Listed records:
───

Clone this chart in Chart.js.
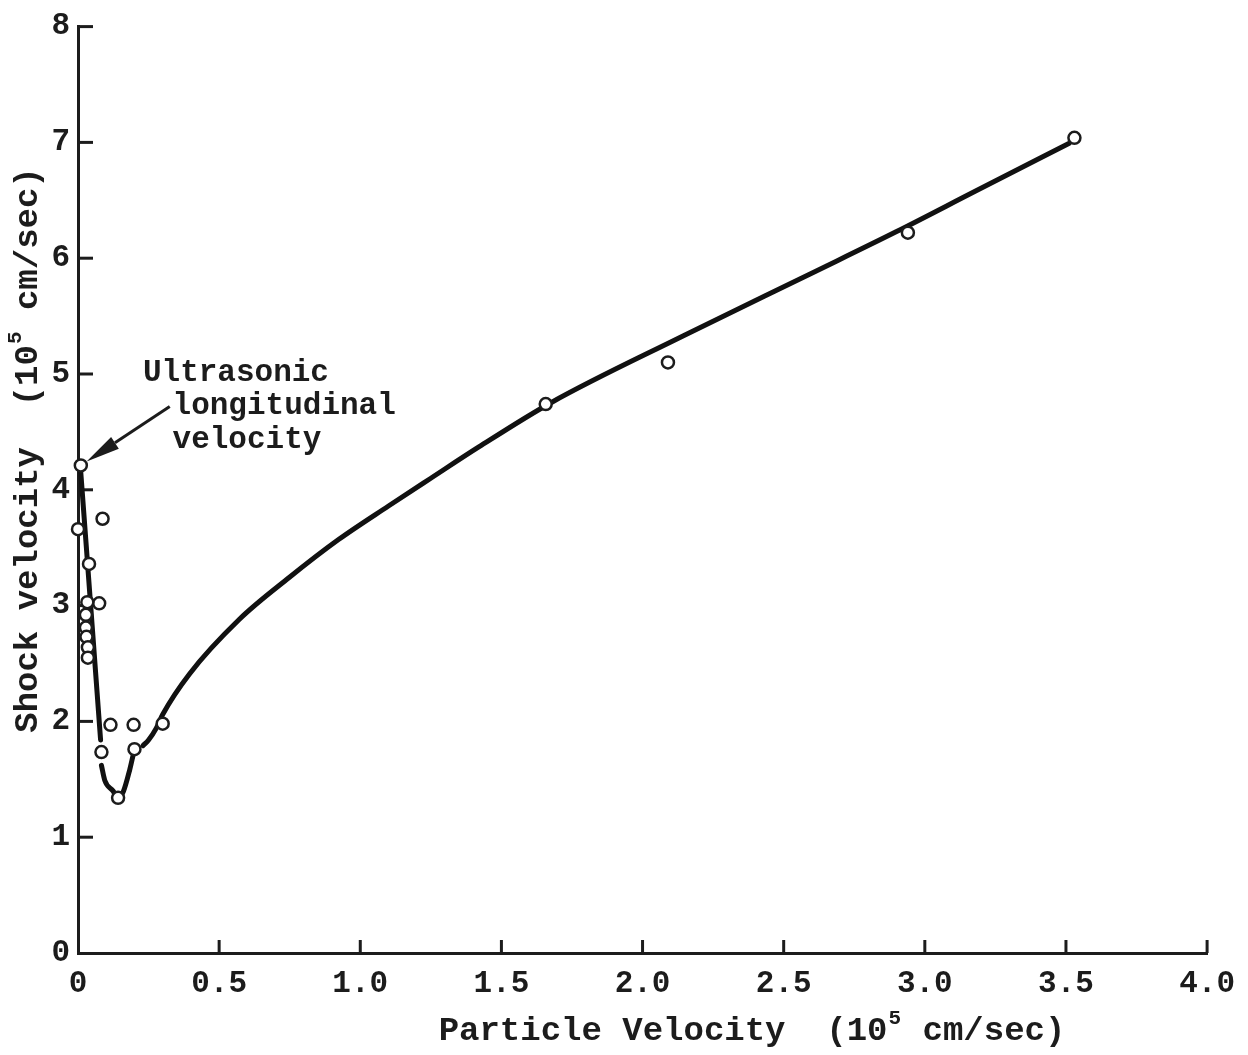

───

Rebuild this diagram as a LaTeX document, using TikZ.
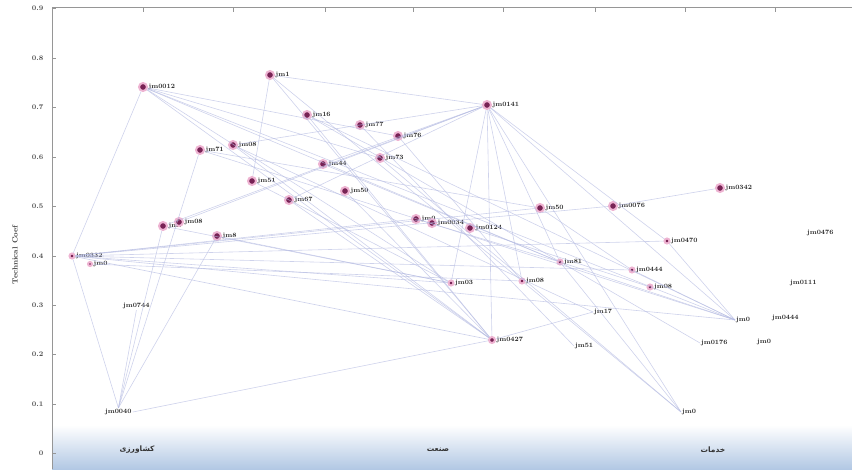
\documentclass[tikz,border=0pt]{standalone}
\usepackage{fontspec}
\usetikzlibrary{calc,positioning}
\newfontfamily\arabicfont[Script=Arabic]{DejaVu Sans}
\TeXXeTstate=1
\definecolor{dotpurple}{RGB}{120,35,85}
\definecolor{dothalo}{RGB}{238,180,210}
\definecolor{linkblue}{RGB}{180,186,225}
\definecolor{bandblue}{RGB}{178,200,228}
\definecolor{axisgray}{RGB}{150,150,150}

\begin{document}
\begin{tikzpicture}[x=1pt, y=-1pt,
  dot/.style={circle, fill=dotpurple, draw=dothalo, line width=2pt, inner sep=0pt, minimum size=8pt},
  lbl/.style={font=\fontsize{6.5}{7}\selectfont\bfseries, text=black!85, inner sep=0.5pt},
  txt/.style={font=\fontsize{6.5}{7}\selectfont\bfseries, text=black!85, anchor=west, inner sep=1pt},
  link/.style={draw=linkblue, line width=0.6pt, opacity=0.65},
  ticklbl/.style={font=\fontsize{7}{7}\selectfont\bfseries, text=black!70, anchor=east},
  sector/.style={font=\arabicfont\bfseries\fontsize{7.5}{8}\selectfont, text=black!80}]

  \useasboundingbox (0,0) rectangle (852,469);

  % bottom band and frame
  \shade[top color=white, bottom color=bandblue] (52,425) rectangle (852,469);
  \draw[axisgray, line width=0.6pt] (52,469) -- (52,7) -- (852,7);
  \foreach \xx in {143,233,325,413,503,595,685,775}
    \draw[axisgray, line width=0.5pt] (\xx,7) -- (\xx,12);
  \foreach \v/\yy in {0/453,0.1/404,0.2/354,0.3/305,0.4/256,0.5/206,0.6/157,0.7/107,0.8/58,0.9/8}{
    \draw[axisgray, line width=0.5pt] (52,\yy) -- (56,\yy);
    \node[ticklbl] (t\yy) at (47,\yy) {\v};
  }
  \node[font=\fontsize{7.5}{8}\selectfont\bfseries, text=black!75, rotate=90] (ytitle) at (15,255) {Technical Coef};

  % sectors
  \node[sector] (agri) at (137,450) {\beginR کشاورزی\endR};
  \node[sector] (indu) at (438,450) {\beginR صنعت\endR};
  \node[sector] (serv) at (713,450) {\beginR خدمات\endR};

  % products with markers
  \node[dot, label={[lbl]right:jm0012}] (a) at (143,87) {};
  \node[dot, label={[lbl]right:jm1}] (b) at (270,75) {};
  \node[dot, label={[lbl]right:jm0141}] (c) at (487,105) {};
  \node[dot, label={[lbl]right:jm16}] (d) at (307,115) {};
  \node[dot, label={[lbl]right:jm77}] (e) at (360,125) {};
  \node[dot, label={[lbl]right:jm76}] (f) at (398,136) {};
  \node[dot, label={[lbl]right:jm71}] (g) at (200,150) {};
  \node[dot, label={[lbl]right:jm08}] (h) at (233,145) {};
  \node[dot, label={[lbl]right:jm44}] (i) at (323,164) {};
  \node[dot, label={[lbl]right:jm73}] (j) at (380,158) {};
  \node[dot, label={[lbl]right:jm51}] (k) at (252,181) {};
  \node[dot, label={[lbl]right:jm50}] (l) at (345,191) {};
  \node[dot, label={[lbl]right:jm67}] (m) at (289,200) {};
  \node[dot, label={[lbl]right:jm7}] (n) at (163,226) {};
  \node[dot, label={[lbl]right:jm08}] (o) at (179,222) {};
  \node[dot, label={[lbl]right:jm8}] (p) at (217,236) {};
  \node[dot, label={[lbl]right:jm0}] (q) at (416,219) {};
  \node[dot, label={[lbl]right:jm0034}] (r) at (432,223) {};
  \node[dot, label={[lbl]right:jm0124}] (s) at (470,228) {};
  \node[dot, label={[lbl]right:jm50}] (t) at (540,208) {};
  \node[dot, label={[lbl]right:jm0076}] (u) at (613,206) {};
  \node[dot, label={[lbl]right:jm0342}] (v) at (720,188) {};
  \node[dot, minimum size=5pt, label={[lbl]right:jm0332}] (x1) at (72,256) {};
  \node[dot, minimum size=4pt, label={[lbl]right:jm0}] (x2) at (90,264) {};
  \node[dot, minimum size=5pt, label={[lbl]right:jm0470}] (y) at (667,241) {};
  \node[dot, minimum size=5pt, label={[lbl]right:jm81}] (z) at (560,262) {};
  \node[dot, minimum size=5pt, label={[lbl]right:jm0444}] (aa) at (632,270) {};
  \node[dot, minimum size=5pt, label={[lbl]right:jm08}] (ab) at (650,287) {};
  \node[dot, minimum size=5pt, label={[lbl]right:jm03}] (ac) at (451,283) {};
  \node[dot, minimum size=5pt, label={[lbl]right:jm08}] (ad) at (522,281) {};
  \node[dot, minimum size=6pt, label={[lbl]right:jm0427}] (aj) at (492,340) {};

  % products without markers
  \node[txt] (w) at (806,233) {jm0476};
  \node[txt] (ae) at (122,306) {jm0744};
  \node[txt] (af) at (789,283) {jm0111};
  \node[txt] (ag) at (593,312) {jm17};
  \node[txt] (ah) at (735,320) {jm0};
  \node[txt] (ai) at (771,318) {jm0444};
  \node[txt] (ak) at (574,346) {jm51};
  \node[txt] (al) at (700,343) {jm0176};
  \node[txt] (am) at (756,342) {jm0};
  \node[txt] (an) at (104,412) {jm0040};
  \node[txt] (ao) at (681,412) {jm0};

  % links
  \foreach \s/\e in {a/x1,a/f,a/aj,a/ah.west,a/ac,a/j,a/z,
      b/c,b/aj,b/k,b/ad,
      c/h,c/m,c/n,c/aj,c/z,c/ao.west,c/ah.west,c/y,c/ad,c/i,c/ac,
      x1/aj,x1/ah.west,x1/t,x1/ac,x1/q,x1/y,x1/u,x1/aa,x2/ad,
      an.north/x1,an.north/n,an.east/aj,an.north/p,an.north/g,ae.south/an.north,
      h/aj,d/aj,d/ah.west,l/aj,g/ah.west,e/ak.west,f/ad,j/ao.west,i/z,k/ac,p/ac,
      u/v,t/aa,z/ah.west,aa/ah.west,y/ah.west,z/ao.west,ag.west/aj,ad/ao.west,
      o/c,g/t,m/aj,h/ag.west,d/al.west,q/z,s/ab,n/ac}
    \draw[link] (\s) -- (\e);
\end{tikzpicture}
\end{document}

───

The exercise: Would you restate, exactly and with no pictures, the lines of the entries above from the one containing "Rebuild this diagram" through the one containing "(0,0) rectangle (852,469);"?

Answer below:
Rebuild this diagram as a LaTeX document, using TikZ.
\documentclass[tikz,border=0pt]{standalone}
\usepackage{fontspec}
\usetikzlibrary{calc,positioning}
\newfontfamily\arabicfont[Script=Arabic]{DejaVu Sans}
\TeXXeTstate=1
\definecolor{dotpurple}{RGB}{120,35,85}
\definecolor{dothalo}{RGB}{238,180,210}
\definecolor{linkblue}{RGB}{180,186,225}
\definecolor{bandblue}{RGB}{178,200,228}
\definecolor{axisgray}{RGB}{150,150,150}

\begin{document}
\begin{tikzpicture}[x=1pt, y=-1pt,
  dot/.style={circle, fill=dotpurple, draw=dothalo, line width=2pt, inner sep=0pt, minimum size=8pt},
  lbl/.style={font=\fontsize{6.5}{7}\selectfont\bfseries, text=black!85, inner sep=0.5pt},
  txt/.style={font=\fontsize{6.5}{7}\selectfont\bfseries, text=black!85, anchor=west, inner sep=1pt},
  link/.style={draw=linkblue, line width=0.6pt, opacity=0.65},
  ticklbl/.style={font=\fontsize{7}{7}\selectfont\bfseries, text=black!70, anchor=east},
  sector/.style={font=\arabicfont\bfseries\fontsize{7.5}{8}\selectfont, text=black!80}]

  \useasboundingbox (0,0) rectangle (852,469);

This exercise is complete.